§ Dataset excerpt:
- - - - -

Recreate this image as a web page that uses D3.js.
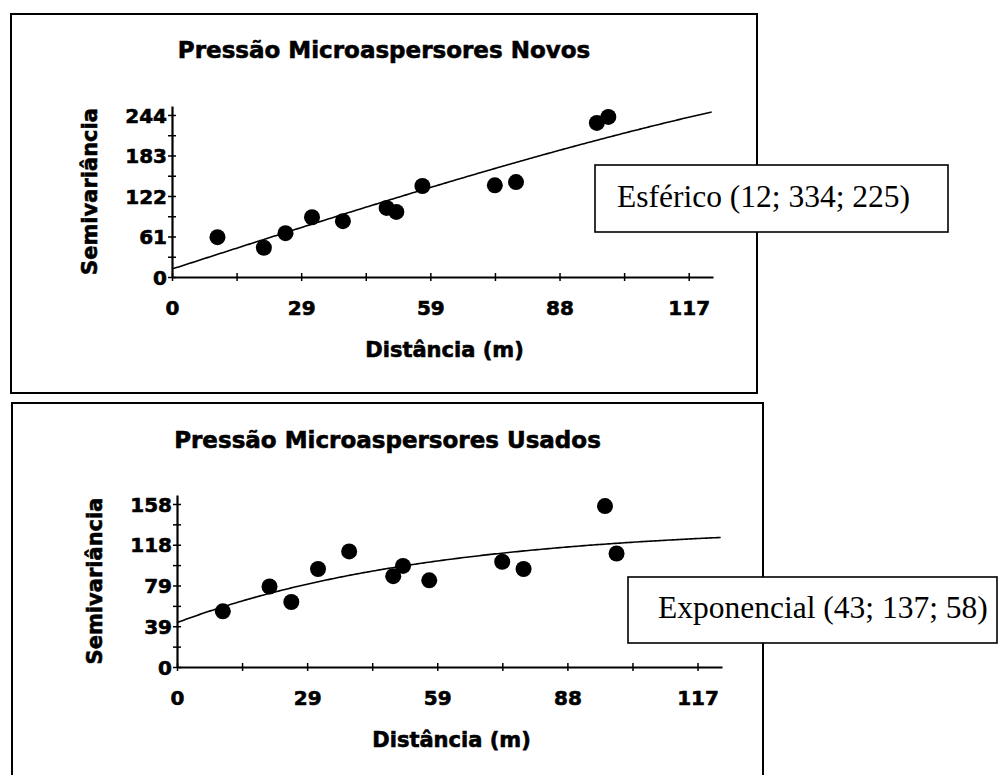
<!DOCTYPE html>
<html>
<head>
<meta charset="utf-8">
<script src="https://cdn.jsdelivr.net/npm/d3@7"></script>
<style>
  html, body { margin: 0; padding: 0; background: #fff; }
  svg { display: block; }
  .sans { font-family: "DejaVu Sans", Verdana, sans-serif; font-weight: bold; fill: #000;
          stroke: #000; stroke-width: 0.6px; }
  .serif { font-family: "Liberation Serif", "Times New Roman", serif; fill: #000; }
</style>
</head>
<body>
<svg id="chart" width="999" height="775"></svg>
<script>
// Lag distances (m) shared by both semivariograms
const lags = [10.3, 20.8, 25.7, 31.7, 38.7, 48.6, 50.8, 56.7, 73.1, 77.9, 96.2, 98.8];

// Experimental semivariance, new micro-sprinklers
const gammaNovos = [60, 44, 66, 90, 84, 104, 98, 137, 138, 143, 232, 241];
// Experimental semivariance, used micro-sprinklers
const gammaUsados = [54, 78, 63, 95, 112, 88, 98, 84, 102, 95, 156, 110];

// Axis ticks
const xTickValues = [0, 29.25, 58.5, 87.75, 117];
const xTickLabels = ["0", "29", "59", "88", "117"];
const yTickValuesNovos = [0, 61, 122, 183, 244];
const yTickLabelsNovos = ["0", "61", "122", "183", "244"];
const yTickValuesUsados = [0, 39.5, 79, 118.5, 158];
const yTickLabelsUsados = ["0", "39", "79", "118", "158"];

// Axis extents
const xAxisMax = [122.5, 122.5];
const yAxisMax = [257.5, 166.7];

// Fitted model parameters: nugget, sill, range
const esferico = [12, 334, 225];
const exponencial = [43, 137, 58];

// Texts
const titles = ["Pressão Microaspersores Novos", "Pressão Microaspersores Usados"];
const modelLabels = ["Esférico (12; 334; 225)", "Exponencial (43; 137; 58)"];
const xTitle = "Distância (m)";
const yTitle = "Semivariância";

function spherical([c0, sill, a]) {
  return h => h >= a ? sill : c0 + (sill - c0) * (1.5 * h / a - 0.5 * Math.pow(h / a, 3));
}
function exponential([c0, sill, a]) {
  return h => c0 + (sill - c0) * (1 - Math.exp(-h / a));
}

// Page layout of the two framed panels
const layout = [
  { frame: [11, 14, 746, 379], plotX: [172, 713], plotY: [277, 106], titleY: 58,
    labelBox: [595, 165, 353, 67], labelText: [617, 207] },
  { frame: [12, 403, 751, 400], plotX: [177, 722], plotY: [667, 495], titleY: 448,
    labelBox: [628, 577, 369, 66], labelText: [658, 618] }
];

const panels = [
  { gamma: gammaNovos, yTicks: yTickValuesNovos, yLabels: yTickLabelsNovos,
    model: spherical(esferico), title: titles[0], label: modelLabels[0] },
  { gamma: gammaUsados, yTicks: yTickValuesUsados, yLabels: yTickLabelsUsados,
    model: exponential(exponencial), title: titles[1], label: modelLabels[1] }
];

const svg = d3.select("#chart");

panels.forEach((p, i) => {
  const L = layout[i];
  const g = svg.append("g");

  // Panel frame
  g.append("rect")
    .attr("x", L.frame[0]).attr("y", L.frame[1])
    .attr("width", L.frame[2]).attr("height", L.frame[3])
    .attr("fill", "#fff").attr("stroke", "#000").attr("stroke-width", 2);

  const x = d3.scaleLinear().domain([0, xAxisMax[i]]).range(L.plotX);
  const y = d3.scaleLinear().domain([0, yAxisMax[i]]).range(L.plotY);

  const frameCx = L.frame[0] + L.frame[2] / 2;
  const plotCx = (L.plotX[0] + L.plotX[1]) / 2;
  const plotCy = (L.plotY[0] + L.plotY[1]) / 2;

  // Title
  g.append("text").attr("class", "sans")
    .attr("x", frameCx).attr("y", L.titleY)
    .attr("text-anchor", "middle").style("font-size", "23px")
    .text(p.title);

  // Minor ticks (half intervals)
  const xMinor = d3.pairs(xTickValues).map(([a, b]) => (a + b) / 2);
  const yMinor = d3.pairs(p.yTicks).map(([a, b]) => (a + b) / 2);

  // X axis
  const gx = g.append("g").attr("transform", `translate(0,${L.plotY[0]})`);
  gx.call(d3.axisBottom(x).tickValues(xTickValues)
      .tickFormat((d, k) => xTickLabels[k]).tickSize(4).tickSizeOuter(0));
  gx.append("g").call(d3.axisBottom(x).tickValues(xMinor).tickFormat("").tickSize(4).tickSizeOuter(0))
    .select(".domain").remove();
  gx.selectAll(".tick line").attr("y1", -4).attr("y2", 4).attr("stroke", "#000").attr("stroke-width", 1.5);
  gx.selectAll(".domain").attr("stroke", "#000").attr("stroke-width", 2.2);
  gx.selectAll(".tick text").attr("class", "sans").attr("y", 38).attr("dy", null)
    .style("font-size", "20px");

  // Y axis
  const gy = g.append("g").attr("transform", `translate(${L.plotX[0]},0)`);
  gy.call(d3.axisLeft(y).tickValues(p.yTicks)
      .tickFormat((d, k) => p.yLabels[k]).tickSize(4).tickSizeOuter(0));
  gy.append("g").call(d3.axisLeft(y).tickValues(yMinor).tickFormat("").tickSize(4).tickSizeOuter(0))
    .select(".domain").remove();
  gy.selectAll(".tick line").attr("x1", -4).attr("x2", 4).attr("stroke", "#000").attr("stroke-width", 1.5);
  gy.selectAll(".domain").attr("stroke", "#000").attr("stroke-width", 2.2);
  gy.selectAll(".tick text").attr("class", "sans").attr("x", -5).attr("dy", "0.36em")
    .style("font-size", "20px");

  // Axis titles
  g.append("text").attr("class", "sans")
    .attr("x", plotCx + 2).attr("y", L.plotY[0] + 80)
    .attr("text-anchor", "middle").style("font-size", "21px")
    .text(xTitle);
  g.append("text").attr("class", "sans")
    .attr("transform", `translate(${L.plotX[0] - 75},${plotCy}) rotate(-90)`)
    .attr("text-anchor", "middle").style("font-size", "21px")
    .text(yTitle);

  // Fitted model curve
  const hs = d3.range(0, 122.2, 0.5).concat([122.2]);
  g.append("path")
    .datum(hs)
    .attr("fill", "none").attr("stroke", "#000").attr("stroke-width", 1.6)
    .attr("d", d3.line().x(h => x(h)).y(h => y(p.model(h))));

  // Experimental points
  g.selectAll("circle.pt")
    .data(lags.map((h, k) => [h, p.gamma[k]]))
    .join("circle").attr("class", "pt")
    .attr("cx", d => x(d[0])).attr("cy", d => y(d[1]))
    .attr("r", 8).attr("fill", "#000");
});

// Model label boxes, drawn above both frames
panels.forEach((p, i) => {
  const L = layout[i];
  svg.append("rect")
    .attr("x", L.labelBox[0]).attr("y", L.labelBox[1])
    .attr("width", L.labelBox[2]).attr("height", L.labelBox[3])
    .attr("fill", "#fff").attr("stroke", "#000").attr("stroke-width", 1.6);
  svg.append("text").attr("class", "serif")
    .attr("x", L.labelText[0]).attr("y", L.labelText[1])
    .style("font-size", "31.5px")
    .text(p.label);
});
</script>
</body>
</html>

- - - - -

§ Objective: Omit every picture, then reproduce the rest of the listing exactly.

§ Result for this task:
Recreate this image as a web page that uses D3.js.
<!DOCTYPE html>
<html>
<head>
<meta charset="utf-8">
<script src="https://cdn.jsdelivr.net/npm/d3@7"></script>
<style>
  html, body { margin: 0; padding: 0; background: #fff; }
  svg { display: block; }
  .sans { font-family: "DejaVu Sans", Verdana, sans-serif; font-weight: bold; fill: #000;
          stroke: #000; stroke-width: 0.6px; }
  .serif { font-family: "Liberation Serif", "Times New Roman", serif; fill: #000; }
</style>
</head>
<body>
<svg id="chart" width="999" height="775"></svg>
<script>
// Lag distances (m) shared by both semivariograms
const lags = [10.3, 20.8, 25.7, 31.7, 38.7, 48.6, 50.8, 56.7, 73.1, 77.9, 96.2, 98.8];

// Experimental semivariance, new micro-sprinklers
const gammaNovos = [60, 44, 66, 90, 84, 104, 98, 137, 138, 143, 232, 241];
// Experimental semivariance, used micro-sprinklers
const gammaUsados = [54, 78, 63, 95, 112, 88, 98, 84, 102, 95, 156, 110];

// Axis ticks
const xTickValues = [0, 29.25, 58.5, 87.75, 117];
const xTickLabels = ["0", "29", "59", "88", "117"];
const yTickValuesNovos = [0, 61, 122, 183, 244];
const yTickLabelsNovos = ["0", "61", "122", "183", "244"];
const yTickValuesUsados = [0, 39.5, 79, 118.5, 158];
const yTickLabelsUsados = ["0", "39", "79", "118", "158"];

// Axis extents
const xAxisMax = [122.5, 122.5];
const yAxisMax = [257.5, 166.7];

// Fitted model parameters: nugget, sill, range
const esferico = [12, 334, 225];
const exponencial = [43, 137, 58];

// Texts
const titles = ["Pressão Microaspersores Novos", "Pressão Microaspersores Usados"];
const modelLabels = ["Esférico (12; 334; 225)", "Exponencial (43; 137; 58)"];
const xTitle = "Distância (m)";
const yTitle = "Semivariância";

function spherical([c0, sill, a]) {
  return h => h >= a ? sill : c0 + (sill - c0) * (1.5 * h / a - 0.5 * Math.pow(h / a, 3));
}
function exponential([c0, sill, a]) {
  return h => c0 + (sill - c0) * (1 - Math.exp(-h / a));
}

// Page layout of the two framed panels
const layout = [
  { frame: [11, 14, 746, 379], plotX: [172, 713], plotY: [277, 106], titleY: 58,
    labelBox: [595, 165, 353, 67], labelText: [617, 207] },
  { frame: [12, 403, 751, 400], plotX: [177, 722], plotY: [667, 495], titleY: 448,
    labelBox: [628, 577, 369, 66], labelText: [658, 618] }
];

const panels = [
  { gamma: gammaNovos, yTicks: yTickValuesNovos, yLabels: yTickLabelsNovos,
    model: spherical(esferico), title: titles[0], label: modelLabels[0] },
  { gamma: gammaUsados, yTicks: yTickValuesUsados, yLabels: yTickLabelsUsados,
    model: exponential(exponencial), title: titles[1], label: modelLabels[1] }
];

const svg = d3.select("#chart");

panels.forEach((p, i) => {
  const L = layout[i];
  const g = svg.append("g");

  // Panel frame
  g.append("rect")
    .attr("x", L.frame[0]).attr("y", L.frame[1])
    .attr("width", L.frame[2]).attr("height", L.frame[3])
    .attr("fill", "#fff").attr("stroke", "#000").attr("stroke-width", 2);

  const x = d3.scaleLinear().domain([0, xAxisMax[i]]).range(L.plotX);
  const y = d3.scaleLinear().domain([0, yAxisMax[i]]).range(L.plotY);

  const frameCx = L.frame[0] + L.frame[2] / 2;
  const plotCx = (L.plotX[0] + L.plotX[1]) / 2;
  const plotCy = (L.plotY[0] + L.plotY[1]) / 2;

  // Title
  g.append("text").attr("class", "sans")
    .attr("x", frameCx).attr("y", L.titleY)
    .attr("text-anchor", "middle").style("font-size", "23px")
    .text(p.title);

  // Minor ticks (half intervals)
  const xMinor = d3.pairs(xTickValues).map(([a, b]) => (a + b) / 2);
  const yMinor = d3.pairs(p.yTicks).map(([a, b]) => (a + b) / 2);

  // X axis
  const gx = g.append("g").attr("transform", `translate(0,${L.plotY[0]})`);
  gx.call(d3.axisBottom(x).tickValues(xTickValues)
      .tickFormat((d, k) => xTickLabels[k]).tickSize(4).tickSizeOuter(0));
  gx.append("g").call(d3.axisBottom(x).tickValues(xMinor).tickFormat("").tickSize(4).tickSizeOuter(0))
    .select(".domain").remove();
  gx.selectAll(".tick line").attr("y1", -4).attr("y2", 4).attr("stroke", "#000").attr("stroke-width", 1.5);
  gx.selectAll(".domain").attr("stroke", "#000").attr("stroke-width", 2.2);
  gx.selectAll(".tick text").attr("class", "sans").attr("y", 38).attr("dy", null)
    .style("font-size", "20px");

  // Y axis
  const gy = g.append("g").attr("transform", `translate(${L.plotX[0]},0)`);
  gy.call(d3.axisLeft(y).tickValues(p.yTicks)
      .tickFormat((d, k) => p.yLabels[k]).tickSize(4).tickSizeOuter(0));
  gy.append("g").call(d3.axisLeft(y).tickValues(yMinor).tickFormat("").tickSize(4).tickSizeOuter(0))
    .select(".domain").remove();
  gy.selectAll(".tick line").attr("x1", -4).attr("x2", 4).attr("stroke", "#000").attr("stroke-width", 1.5);
  gy.selectAll(".domain").attr("stroke", "#000").attr("stroke-width", 2.2);
  gy.selectAll(".tick text").attr("class", "sans").attr("x", -5).attr("dy", "0.36em")
    .style("font-size", "20px");

  // Axis titles
  g.append("text").attr("class", "sans")
    .attr("x", plotCx + 2).attr("y", L.plotY[0] + 80)
    .attr("text-anchor", "middle").style("font-size", "21px")
    .text(xTitle);
  g.append("text").attr("class", "sans")
    .attr("transform", `translate(${L.plotX[0] - 75},${plotCy}) rotate(-90)`)
    .attr("text-anchor", "middle").style("font-size", "21px")
    .text(yTitle);

  // Fitted model curve
  const hs = d3.range(0, 122.2, 0.5).concat([122.2]);
  g.append("path")
    .datum(hs)
    .attr("fill", "none").attr("stroke", "#000").attr("stroke-width", 1.6)
    .attr("d", d3.line().x(h => x(h)).y(h => y(p.model(h))));

  // Experimental points
  g.selectAll("circle.pt")
    .data(lags.map((h, k) => [h, p.gamma[k]]))
    .join("circle").attr("class", "pt")
    .attr("cx", d => x(d[0])).attr("cy", d => y(d[1]))
    .attr("r", 8).attr("fill", "#000");
});

// Model label boxes, drawn above both frames
panels.forEach((p, i) => {
  const L = layout[i];
  svg.append("rect")
    .attr("x", L.labelBox[0]).attr("y", L.labelBox[1])
    .attr("width", L.labelBox[2]).attr("height", L.labelBox[3])
    .attr("fill", "#fff").attr("stroke", "#000").attr("stroke-width", 1.6);
  svg.append("text").attr("class", "serif")
    .attr("x", L.labelText[0]).attr("y", L.labelText[1])
    .style("font-size", "31.5px")
    .text(p.label);
});
</script>
</body>
</html>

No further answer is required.